More than any celebrity scandal or political soundbite, this moment forces the question: What is non-negotiable in a pluralistic society? What does it mean to treat the sacred as sacred—not as raw material for cultural remix?
THE REALITY OF JESUS: NOT MYTH, BUT HISTORY
Let’s begin with the facts. Jesus of Nazareth was not a fictional archetype. Roman historian Tacitus, Jewish historian Josephus, and others documented him as a real man, executed by Roman authorities. His maleness, ethnicity, and context—first-century Judea—are not poetic embellishments. They are historical details.
To ignore those realities is not creative interpretation, it’s erasure. No one would dare recast Muhammad, Moses, or Buddha in ways that sever them from their essential identity.
Why is Jesus the only one so easily deconstructed? Is it because Christianity is seen as a safe target, its adherents expected to absorb every cultural blow with quiet grace?
“If everything is up for grabs—even the sacred—what, if anything, is left that’s worth defending?”
THE DOUBLE-EDGED LEGACY OF JESUS CHRIST SUPERSTAR
Jesus Christ Superstar has never been a safe production. Since its 1970 debut, it has courted controversy—set to rock music, centered on Judas, infused with irreverence. Every era has reimagined Jesus: often white, occasionally Black, always male.
Yvonne Elliman, Jeff Fenholt in the original 1971 Broadway production
Defenders argue: this is theater, not theology. Art is meant to provoke, not preserve. But art doesn’t live in a vacuum. Especially not when it invokes the sacred.
Casting Erivo as Jesus is not just another casting choice. It is a declaration, an argument in flesh and blood about who Christ is and who gets to stand in His place. It doesn’t expand the circle. It redraws it entirely.
THE INTELLECTUAL CASE FOR BOUNDARIES
Christianity is often caricatured as anti-intellectual, as if belief were allergic to reason. But the Christian intellectual tradition runs deep, from Augustine to Aquinas, from Bonhoeffer to King. At its core is this conviction: history matters. Flesh matters. God became a specific man in a specific time and place.
NBC’s 2018 Easter Sunday production of “Jesus Christ Superstar Live in Concert” featured John Legend as Jesus Christ. (Credit: NBC)
To universalize Jesus by abstracting away His human identity is to hollow out the Incarnation. This isn’t nostalgia for tradition, it’s a defense of theological and historical integrity. The particularity of Jesus is not a limitation. It’s the point.

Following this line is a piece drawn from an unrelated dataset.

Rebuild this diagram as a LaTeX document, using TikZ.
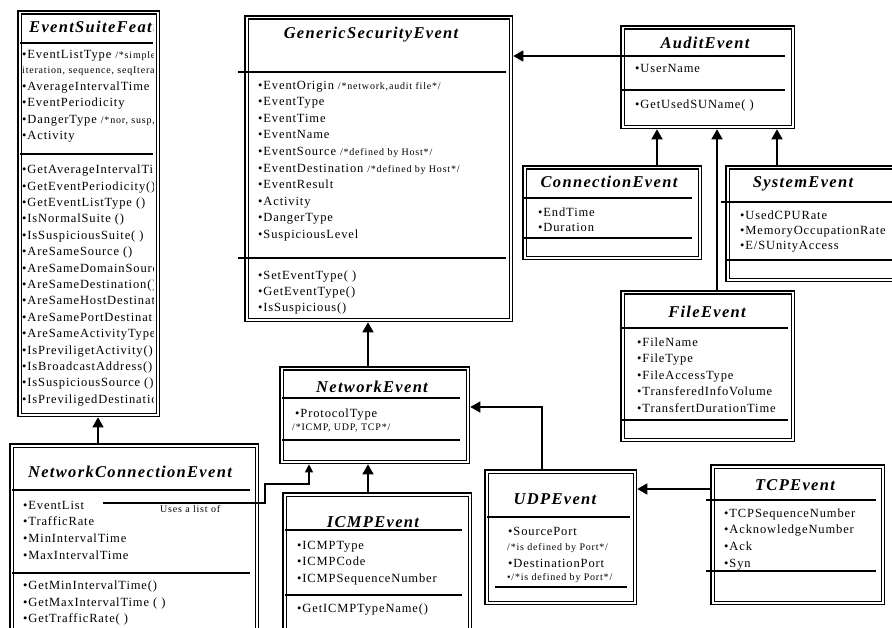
\documentclass[tikz,border=0pt]{standalone}
\usepackage{fontspec}
\setmainfont{Liberation Serif}
\newfontfamily\titlefam[LetterSpace=8]{Liberation Serif}
\newfontfamily\attrfam[LetterSpace=7]{Liberation Serif}
\newfontfamily\cmtfam[LetterSpace=8]{Liberation Serif}
\usetikzlibrary{arrows.meta}

\tikzset{
 classbox/.style={draw, line width=1.4pt, double=white, double distance=1.8pt, fill=white,
   inner sep=0pt, outer sep=2.3pt, anchor=north west},
 sepline/.style={line width=1.3pt},
 ttl/.style={font=\titlefam\bfseries\itshape\fontsize{16.5}{18}\selectfont, inner sep=0pt,
   anchor=center, text height=11pt, text depth=0pt},
 attr/.style={font=\attrfam\fontsize{12.5}{15}\selectfont, inner sep=0pt, anchor=west,
   text height=8.3pt, text depth=0pt},
 cmt/.style={font=\cmtfam\fontsize{10}{12}\selectfont, inner sep=0pt, anchor=west,
   text height=6.6pt, text depth=0pt},
 inh/.style={line width=1.5pt, -{Triangle[length=10pt,width=11pt]}},
 uses/.style={line width=1.1pt, -{Triangle[length=8pt,width=8pt]}},
}
\newcommand\cmnt[1]{{\cmtfam\fontsize{10}{12}\selectfont #1}}
\newcommand\classbox[5]{\node[classbox, minimum width={(#4-#2-4.6)*1pt},
   minimum height={(#5-#3-4.6)*1pt}] (#1) at ({#2+2.3},{#3+2.3}) {};}
\newcommand\sepl[3]{\draw[sepline] (#1,#3) -- (#2,#3);}
\newcommand\classitems[6]{\foreach \t [count=\i] in {#6} {\node[#2] (#1\i) at ({#3},{#4+(\i-1)*(#5)}) {\t};}}

\begin{document}
\begin{tikzpicture}[x=1pt,y=-1pt]
\useasboundingbox (0,0) rectangle (892,628);
\fill[white] (0,0) rectangle (892,628);
\clip (0,0) rectangle (892,628);

% ---------- boxes ----------
\classbox{esf}{15}{8}{158}{415}
\classbox{gse}{242}{13}{511}{320}
\classbox{ae}{618}{23}{793}{127}
\classbox{ce}{520}{163}{700}{258}
\classbox{se}{723}{163}{912}{280}
\classbox{fe}{618}{288}{793}{440}
\classbox{ne}{277}{364}{468}{462}
\classbox{nce}{7}{441}{257}{660}
\classbox{icmp}{280}{490}{470}{660}
\classbox{udp}{482}{467}{635}{603}
\classbox{tcp}{708}{462}{883}{603}

% ---------- EventSuiteFeature (text clipped by the box, as in the original) ----------
\begin{scope}
\clip (18,11) rectangle (153.5,411);
\node[ttl, anchor=west] (esf-t) at (29,27) {EventSuiteFeature};
\node[attr] (esf-a1) at (22,54) {•EventListType \cmnt{/*simple,}};
\node[cmt] (esf-a2) at (22,70) {iteration, sequence, seqIteration*/};
\node[attr] (esf-a3) at (22,86) {•AverageIntervalTime};
\node[attr] (esf-a4) at (22,102) {•EventPeriodicity};
\node[attr] (esf-a5) at (22,119) {•DangerType \cmnt{/*nor, susp, attack*/}};
\node[attr] (esf-a6) at (22,135) {•Activity};
\classitems{esf-m}{attr}{22}{169.5}{16.4}{•GetAverageIntervalTime (), •GetEventPeriodicity(), •GetEventListType (), •IsNormalSuite (), •IsSuspiciousSuite( ), •AreSameSource (), •AreSameDomainSource(), •AreSameDestination(), •AreSameHostDestination(), •AreSamePortDestination (), •AreSameActivityType(), •IsPreviligetActivity(), •IsBroadcastAddress(), •IsSuspiciousSource (), •IsPreviligedDestination()}
\end{scope}
\sepl{20}{153}{43}
\sepl{20}{153}{154}

% ---------- GenericSecurityEvent ----------
\node[ttl] (gse-t) at (371,33) {GenericSecurityEvent};
\sepl{238}{506}{72}
\classitems{gse-a}{attr}{258}{85}{16.6}{•EventOrigin \cmnt{/*network,audit file*/}, •EventType, •EventTime, •EventName, •EventSource \cmnt{/*defined by Host*/}, •EventDestination \cmnt{/*defined by Host*/}, •EventResult, •Activity, •DangerType, •SuspiciousLevel}
\sepl{238}{506}{258}
\classitems{gse-m}{attr}{258}{275}{16}{•SetEventType( ), •GetEventType(), •IsSuspicious()}

% ---------- AuditEvent ----------
\node[ttl] (ae-t) at (705,43) {AuditEvent};
\sepl{622}{785}{56}
\node[attr] (ae-a1) at (635,68) {•UserName};
\sepl{622}{785}{90}
\node[attr] (ae-m1) at (635,104) {•GetUsedSUName( )};

% ---------- ConnectionEvent ----------
\node[ttl] (ce-t) at (609,182) {ConnectionEvent};
\sepl{524}{692}{198}
\classitems{ce-a}{attr}{538}{212}{15}{•EndTime, •Duration}
\sepl{524}{692}{238}

% ---------- SystemEvent ----------
\node[ttl] (se-t) at (803,182) {SystemEvent};
\sepl{721}{892}{202}
\classitems{se-a}{attr}{740}{215}{15}{•UsedCPURate, •MemoryOccupationRate, •E/SUnityAccess}
\sepl{727}{892}{260}

% ---------- FileEvent ----------
\node[ttl] (fe-t) at (707,312) {FileEvent};
\sepl{622}{788}{328}
\classitems{fe-a}{attr}{637}{342}{16.5}{•FileName, •FileType, •FileAccessType, •TransferedInfoVolume, •TransfertDurationTime}
\sepl{622}{788}{420}

% ---------- NetworkEvent ----------
\node[ttl] (ne-t) at (372,387) {NetworkEvent};
\sepl{282}{460}{398}
\node[attr] (ne-a1) at (295,413) {•ProtocolType};
\node[cmt] (ne-a2) at (292,427) {/*ICMP, UDP, TCP*/};
\sepl{282}{460}{440}

% ---------- NetworkConnectionEvent ----------
\node[ttl] (nce-t) at (130,472) {NetworkConnectionEvent};
\sepl{12}{250}{490}
\classitems{nce-a}{attr}{23}{505}{16.7}{•EventList, •TrafficRate, •MinIntervalTime, •MaxIntervalTime}
\sepl{12}{250}{573}
\classitems{nce-m}{attr}{23}{585}{16.9}{•GetMinIntervalTime(), •GetMaxIntervalTime ( ), •GetTrafficRate( )}
\node[cmt] (uses-l) at (160,509) {Uses a list of};

% ---------- ICMPEvent ----------
\node[ttl] (icmp-t) at (373,522) {ICMPEvent};
\sepl{285}{462}{530}
\classitems{icmp-a}{attr}{297}{545}{16.5}{•ICMPType, •ICMPCode, •ICMPSequenceNumber}
\sepl{285}{462}{595}
\node[attr] (icmp-m1) at (297,608) {•GetICMPTypeName()};

% ---------- UDPEvent ----------
\node[ttl] (udp-t) at (555,499) {UDPEvent};
\sepl{487}{630}{517}
\node[attr] (udp-a1) at (508,531) {•SourcePort};
\node[cmt] (udp-a2) at (507,547) {/*is defined by Port*/};
\node[attr] (udp-a3) at (508,563) {•DestinationPort};
\node[cmt] (udp-a4) at (507,577) {•/*is defined by Port*/};
\sepl{495}{627}{587}

% ---------- TCPEvent ----------
\node[ttl] (tcp-t) at (795,485) {TCPEvent};
\sepl{706}{876}{500}
\classitems{tcp-a}{attr}{724}{513}{16.7}{•TCPSequenceNumber, •AcknowledgeNumber, •Ack, •Syn}
\sepl{706}{876}{571}

% ---------- connector coordinates ----------
\coordinate (cx657) at (657,0);
\coordinate (cx717) at (717,0);
\coordinate (cx777) at (777,0);
\coordinate (cx368) at (368,0);
\coordinate (cx98) at (98,0);
\coordinate (cx542) at (542,0);
\coordinate (cx309) at (309,0);
\coordinate (cx265) at (265,0);
\coordinate (cy56) at (0,56);
\coordinate (cy407) at (0,407);
\coordinate (cy489) at (0,489);
\coordinate (cy484) at (0,484);
\coordinate (usestart) at (103,503);

% ---------- connectors ----------
\draw[inh] (ae.west |- cy56) -- (gse.east |- cy56);
\draw[inh] (ce.north -| cx657) -- (ae.south -| cx657);
\draw[inh] (fe.north -| cx717) -- (ae.south -| cx717);
\draw[inh] (se.north -| cx777) -- (ae.south -| cx777);
\draw[inh] (ne.north -| cx368) -- (gse.south -| cx368);
\draw[inh] (nce.north -| cx98) -- (esf.south -| cx98);
\draw[inh] (icmp.north -| cx368) -- (ne.south -| cx368);
\draw[inh] (udp.north -| cx542) |- (ne.east |- cy407);
\draw[inh] (tcp.west |- cy489) -- (udp.east |- cy489);
\draw[uses] (usestart) -- (usestart -| cx265) |- (cx309 |- cy484) -- (ne.south -| cx309);
\end{tikzpicture}
\end{document}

THE ARGUMENT FOR REIMAGINING—AND ITS LIMITS
Yet there is a counterpoint. Christianity’s global reach owes much to its adaptability. Across continents and centuries, Jesus has been depicted through diverse cultural lenses—Black, Asian, Indigenous—each emphasizing Christ’s nearness to the marginalized.
Art at its best disrupts, challenges, reframes. If Jesus has long been whitewashed, is it hypocritical to protest when the pendulum swings the other way? Are we defending theological accuracy or defending a distortion that’s simply more familiar?
These are fair questions. But even within artistic freedom, boundaries matter. Not every reinvention honors the truth. Not every disruption reveals wisdom.
A CROSSROADS FOR CULTURE, FAITH, AND RESPECT
This is the heart of the debate: Is everything up for grabs in the name of progress? Are there lines rooted in history, theology, and basic reverence that should not be crossed? Or is the sacred now just another stage prop in the theater of cultural experimentation?
Christians aren’t calling for censorship. We are calling for seriousness. For the recognition that faith is not mere folklore. That Jesus is not a malleable symbol. That reverence for the hallowed is not a form of repression but a sign that we still know how to recognize holiness when we see it.
THE QUESTION THAT WILL NOT GO AWAY
As the lights go up at the Hollywood Bowl, the arguments will continue online, in pulpits, around dinner tables. This controversy won’t end with a standing ovation or a boycott. It will linger because it touches something primal: our longing for meaning, our reverence for truth, our need to know whether anything—anything—is still sacred.
This is the test of our age: Can we be a culture that prizes both freedom and respect, artistry and truth? Can we allow the Christian story to be told with integrity, not just for believers, but for anyone who values history, meaning, and the fragile line between creative expression and cultural desecration?
The world is watching. The line is clear. The conversation is far from over.